When Democrats and Republicans eventually resolve the government shutdown and the debt ceiling crisis (at least temporarily), the man most closely identified as the face of the shutdown may find himself in trouble. Sen. Ted Cruz, Republican of Texas, has been a hero to many in the tea party wing of the GOP -- but has also been making enemies within the party.

Though a deal to end the stalemate may be near, the ire of some Republicans toward Cruz, whom the GOP blames for backing them into a corner without a strategy, is still lingering.

Just ask Rep. Peter King, who has the junior senator from Texas in his crosshairs. The New York Republican on Monday told MSNBC’s “Morning Joe” that “Democrats are winning” the fiscal fight “and they know it.”

Still, the congressman has called upon President Barack Obama to “play a more aggressive role” in the budget negotiations. It was what King said afterward that was interesting. He expressed a desire for his colleagues to lash out against Cruz and “this crazy [tea party] movement.”

Cruz has been instrumental in the fight to include anti-Obamacare language in a 2014 continuing resolution to keep the government open, and other efforts to use the health-care law as leverage for raising the debt ceiling. With Senate Democrats rejecting every one of those attempts and the government two weeks into a shutdown, and the debt ceiling deadline looming, the public and some lawmakers are outraged that things came to this point.

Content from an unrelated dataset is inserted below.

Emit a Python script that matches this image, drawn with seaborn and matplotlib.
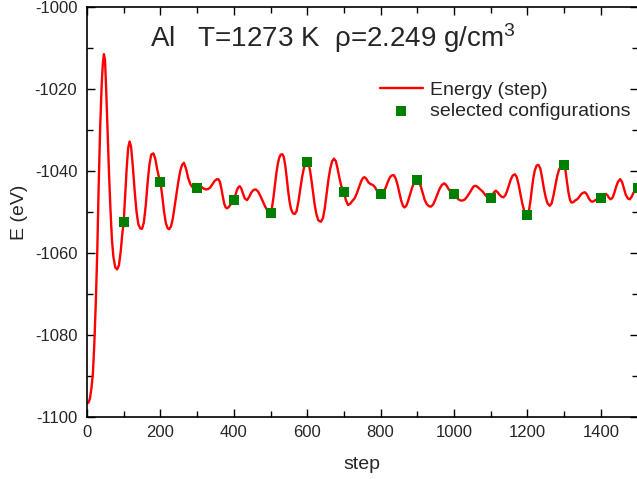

“We as Republicans have to anticipate there’s going to be another one of these in six weeks or eight weeks or three months or whatever it is,” King said, “and we just can’t have national Republicans criticizing the system or saying this was the wrong decision to make.

“We have to anticipate Ted Cruz is going to try to do this again,” he said. “Ted Cruz and about 30 or 40 people in the House and we have to start going after him by name. I’ve been doing it all along. I wish I had more company on it.

“The fact is that what’s going to happen a month from now after this is resolved he’s going to say, ‘Republicans were on the edge of winning, but they lost their nerve at the end and they caved in. This time it’s going to work.’ And he’s going to rewrite history and we have to make sure he doesn’t do it. It’s really time to speak out against him. ... We can’t let John Boehner and Eric Cantor be put into this position again. They were told since mid-September this was going to be a disaster.”

It’s not the first time King has come out swinging at Cruz. Last month, King told CNN that the Texas Republican was “bad for the party.”

But even as King criticizes him, Cruz will continue being “focused on Obamacare’s negative effects on American working people,” his spokesman Sean Rushton said. “Making Washington listen to the people to get jobs and economic growth back is what matters.”